Cink aims higher by resolving major weakness
Stewart Cink of the U.S. takes a shot on the ninth hole during the 2009 HSBC Champions golf tournament in Shanghai November 5, 2009. [Agencies] 

Cink landed his first grand slam title by beating fellow American and five-times champion Tom Watson in a four-hole playoff at Turnberry, Scotland after a rare week in 2009 when every component of his game was on song.

"The win last year in the British Open really doesn't affect what I've done this year for preparing," Cink, 36, told reporters while preparing for Thursday's opening round of the SBS Championship.

"I really plan my goals about what I did poorly last year, not what I did great. Winning was a huge moment for my career but ... to try to move forward in 2010 and improve ... I need to look at the weak areas of my game last year.
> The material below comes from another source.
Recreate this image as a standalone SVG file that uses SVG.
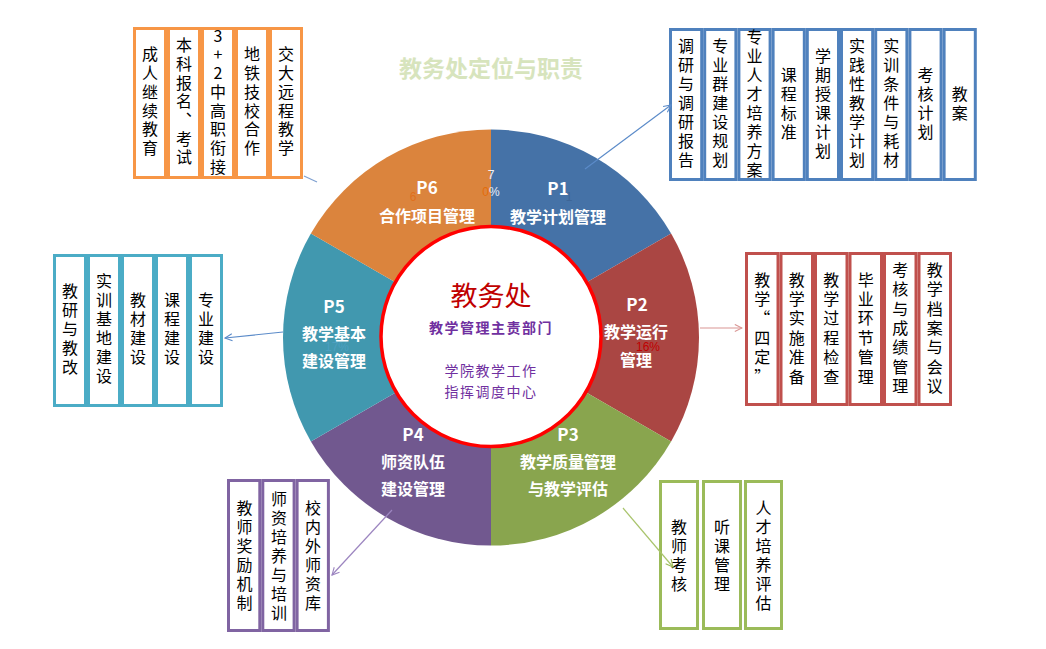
<svg xmlns="http://www.w3.org/2000/svg" width="1046" height="649" viewBox="0 0 1046 649">
<style>
.bx rect{fill:#fff;stroke-width:3}
.bx text{font-family:"Noto Sans CJK SC","Noto Sans",sans-serif;font-size:16px;fill:#000;text-anchor:middle;writing-mode:vertical-rl;text-orientation:upright;letter-spacing:3px;font-feature-settings:"vert" 0}
.or text{letter-spacing:2.7px}.rd text{letter-spacing:3.4px}
.or rect{stroke:#F79646}.bl rect{stroke:#4F81BD}.rd rect{stroke:#C0504D}
.tl rect{stroke:#4BACC6}.pu rect{stroke:#8064A2}.gr rect{stroke:#9BBB59}
.lbl{font-family:"Noto Sans CJK SC","Noto Sans",sans-serif;fill:#fff;font-weight:bold;text-anchor:middle;dominant-baseline:central}
.pn{font-size:17px}.pt{font-size:16px}
.sm{font-family:"Liberation Sans",sans-serif;font-size:12px;text-anchor:middle;dominant-baseline:central}
.cn{fill:none;stroke-width:1.2}
</style>
<defs>
<marker id="aB" viewBox="0 0 10 10" refX="9" refY="5" markerWidth="9" markerHeight="9" orient="auto" markerUnits="userSpaceOnUse"><path d="M1,1 L9,5 L1,9" fill="none" stroke="#5B8BC9" stroke-width="1.2"/></marker>
<marker id="aR" viewBox="0 0 10 10" refX="9" refY="5" markerWidth="9" markerHeight="9" orient="auto" markerUnits="userSpaceOnUse"><path d="M1,1 L9,5 L1,9" fill="none" stroke="#D99694" stroke-width="1.2"/></marker>
<marker id="aG" viewBox="0 0 10 10" refX="9" refY="5" markerWidth="9" markerHeight="9" orient="auto" markerUnits="userSpaceOnUse"><path d="M1,1 L9,5 L1,9" fill="none" stroke="#9BBB59" stroke-width="1.2"/></marker>
<marker id="aP" viewBox="0 0 10 10" refX="9" refY="5" markerWidth="9" markerHeight="9" orient="auto" markerUnits="userSpaceOnUse"><path d="M1,1 L9,5 L1,9" fill="none" stroke="#9C85C0" stroke-width="1.2"/></marker>
</defs>
<rect width="1046" height="649" fill="#fff"/>
<text x="491" y="67" font-family="Noto Sans CJK SC,sans-serif" font-size="23" font-weight="bold" fill="#D7E4BD" text-anchor="middle" dominant-baseline="central">教务处定位与职责</text>

<g id="pie">
<path d="M491,337.5 L491,129.5 A208,208 0 0 1 671.13,233.5 Z" fill="#4572A7"/>
<path d="M491,337.5 L671.13,233.5 A208,208 0 0 1 671.13,441.5 Z" fill="#AA4643"/>
<path d="M491,337.5 L671.13,441.5 A208,208 0 0 1 491,545.5 Z" fill="#89A54E"/>
<path d="M491,337.5 L491,545.5 A208,208 0 0 1 310.87,441.5 Z" fill="#71588F"/>
<path d="M491,337.5 L310.87,441.5 A208,208 0 0 1 310.87,233.5 Z" fill="#4198AF"/>
<path d="M491,337.5 L310.87,233.5 A208,208 0 0 1 491,129.5 Z" fill="#DB843D"/>
</g>
<g id="p1"><text class="lbl pn" x="558" y="187">P1</text><text class="lbl pt" x="558" y="216">教学计划管理</text><text class="sm" x="569" y="197" fill="#3E6596">1</text></g>
<g id="p2"><text class="lbl pn" x="637" y="303">P2</text><text class="lbl pt" x="636" y="331">教学运行</text><text class="lbl pt" x="636" y="359">管理</text><text class="sm" x="648" y="347" fill="#C00000">16%</text></g>
<g id="p3"><text class="lbl pn" x="568" y="433">P3</text><text class="lbl pt" x="568" y="461">教学质量管理</text><text class="lbl pt" x="568" y="488">与教学评估</text></g>
<g id="p4"><text class="lbl pn" x="413" y="433">P4</text><text class="lbl pt" x="413" y="461">师资队伍</text><text class="lbl pt" x="413" y="488">建设管理</text></g>
<g id="p5"><text class="sm" x="337" y="347" fill="#4C9FC0">17%</text><text class="lbl pn" x="334" y="305">P5</text><text class="lbl pt" x="334" y="333">教学基本</text><text class="lbl pt" x="334" y="360">建设管理</text></g>
<g id="p6"><text class="lbl pn" x="427" y="186">P6</text><text class="sm" x="413" y="197" fill="#E0701E">6</text><text class="lbl pt" x="427" y="215">合作项目管理</text><text class="sm" x="491" y="175" fill="#F2F2F2">7</text><text class="sm" x="491" y="192"><tspan fill="#E46C0A">0</tspan><tspan fill="#E8ECF4">%</tspan></text></g>

<g id="center">
<circle cx="491" cy="336.5" r="110" fill="#fff" stroke="#FF0000" stroke-width="3.5"/>
<text x="491" y="294" font-family="Noto Sans CJK SC,sans-serif" font-size="27" fill="#C00000" text-anchor="middle" dominant-baseline="central">教务处</text>
<text x="491" y="327" font-family="Noto Sans CJK SC,sans-serif" font-size="14" font-weight="bold" letter-spacing="1.5" fill="#7030A0" text-anchor="middle" dominant-baseline="central">教学管理主责部门</text>
<text x="491" y="370" font-family="Noto Sans CJK SC,sans-serif" font-size="14" letter-spacing="1.5" fill="#7030A0" text-anchor="middle" dominant-baseline="central">学院教学工作</text>
<text x="491" y="391" font-family="Noto Sans CJK SC,sans-serif" font-size="14" letter-spacing="1.5" fill="#7030A0" text-anchor="middle" dominant-baseline="central">指挥调度中心</text>
</g>

<g id="boxes-p6" class="bx or">
<rect x="134.5" y="28.5" width="31" height="149"/><rect x="168.5" y="28.5" width="31" height="149"/><rect x="202.5" y="28.5" width="31" height="149"/><rect x="236.5" y="28.5" width="31" height="149"/><rect x="270.5" y="28.5" width="31" height="149"/>
<text x="150" y="102.5">成人继续教育</text>
<text x="184" y="102.5">本科报名、考试</text>
<text x="218" y="102.5">3+2中高职衔接</text>
<text x="252" y="102.5">地铁技校合作</text>
<text x="286" y="102.5">交大远程教学</text>
</g>

<g id="boxes-p1" class="bx bl">
<rect x="670.5" y="29.5" width="31.2" height="150"/><rect x="704.7" y="29.5" width="31.2" height="150"/><rect x="738.9" y="29.5" width="31.2" height="150"/><rect x="773.1" y="29.5" width="31.2" height="150"/><rect x="807.3" y="29.5" width="31.2" height="150"/><rect x="841.5" y="29.5" width="31.2" height="150"/><rect x="875.7" y="29.5" width="31.2" height="150"/><rect x="909.9" y="29.5" width="31.2" height="150"/><rect x="944.1" y="29.5" width="31.2" height="150"/>
<text x="686.1" y="104.5">调研与调研报告</text>
<text x="720.3" y="104.5">专业群建设规划</text>
<text x="754.5" y="104.5">专业人才培养方案</text>
<text x="788.7" y="104.5">课程标准</text>
<text x="822.9" y="104.5">学期授课计划</text>
<text x="857.1" y="104.5">实践性教学计划</text>
<text x="891.3" y="104.5">实训条件与耗材</text>
<text x="925.5" y="104.5">考核计划</text>
<text x="959.7" y="104.5">教案</text>
</g>

<g id="boxes-p2" class="bx rd">
<rect x="746.5" y="253.5" width="31.5" height="151"/><rect x="781" y="253.5" width="31.5" height="151"/><rect x="815.5" y="253.5" width="31.5" height="151"/><rect x="850" y="253.5" width="31.5" height="151"/><rect x="884.5" y="253.5" width="31.5" height="151"/><rect x="919" y="253.5" width="31.5" height="151"/>
<text x="762.3" y="329.7">教学“四定”</text>
<text x="796.8" y="329.7">教学实施准备</text>
<text x="831.3" y="329.7">教学过程检查</text>
<text x="865.8" y="329.7">毕业环节管理</text>
<text x="900.3" y="329.7">考核与成绩管理</text>
<text x="934.8" y="329.7">教学档案与会议</text>
</g>

<g id="boxes-p5" class="bx tl">
<rect x="54.5" y="255.5" width="31" height="150"/><rect x="88.5" y="255.5" width="31" height="150"/><rect x="122.5" y="255.5" width="31" height="150"/><rect x="156.5" y="255.5" width="31" height="150"/><rect x="190.5" y="255.5" width="31" height="150"/>
<text x="70" y="330">教研与教改</text>
<text x="104" y="330">实训基地建设</text>
<text x="138" y="330">教材建设</text>
<text x="172" y="330">课程建设</text>
<text x="206" y="330">专业建设</text>
</g>

<g id="boxes-p4" class="bx pu">
<rect x="228.5" y="480.5" width="31.3" height="150"/><rect x="262.8" y="480.5" width="31.3" height="150"/><rect x="297.1" y="480.5" width="31.3" height="150"/>
<text x="244.5" y="557">教师奖励机制</text>
<text x="279" y="557">师资培养与培训</text>
<text x="313" y="557">校内外师资库</text>
</g>

<g id="boxes-p3" class="bx gr">
<rect x="660.5" y="481.5" width="37" height="147"/><rect x="703.5" y="481.5" width="37" height="147"/><rect x="745.5" y="481.5" width="36" height="147"/>
<text x="679" y="556.5">教师考核</text>
<text x="722" y="556.5">听课管理</text>
<text x="763.5" y="556.5">人才培养评估</text>
</g>

<g id="connectors">
<line class="cn" x1="585" y1="169" x2="671" y2="105" stroke="#5B8BC9" marker-end="url(#aB)"/>
<line class="cn" x1="700" y1="328" x2="742" y2="328" stroke="#D99694" marker-end="url(#aR)"/>
<line class="cn" x1="623" y1="508" x2="673" y2="567" stroke="#A9C46C" marker-end="url(#aG)"/>
<line class="cn" x1="392" y1="510" x2="332" y2="575" stroke="#9C85C0" marker-end="url(#aP)"/>
<line class="cn" x1="283" y1="332" x2="225" y2="338" stroke="#5B8BC9" marker-end="url(#aB)"/>
<line class="cn" x1="304" y1="176" x2="317" y2="182" stroke="#7FA0D0"/>
</g>
</svg>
"The weak areas weren't around at Turnberry. I wish they weren't around any other time of the year but unfortunately they were. I need to address those."

In Cink's mind, the most significant of those weak areas was how he became distracted by a myriad of media demands following his British Open success.

"I learned I just have to be a little more organised and out in front of things, try to get my early-in-the-week schedule nailed down ahead of time so there are no surprises," the six-times PGA Tour winner said.

"Tiger (Woods) has always been the best at that. He manages his energy level through the week where it peaks at the end. I need to learn a little bit of those skills."

Cink will be looking to implement some of those skills this week at the picturesque Kapalua Resort where PGA Tour winners from last year will be vying for supremacy in the opening event of the 2010 season.

"It's always a good sense of accomplishment knowing that you have earned your way here through victory," the American said.

"It's a fun place to play, it's different from any course of the year and it's just a head-start from the rest of the guys who aren't here."

Every competitor in the elite, 28-strong field is guaranteed a cheque at the end of the week in the $5.6 million event on the Hawaiian island of Maui.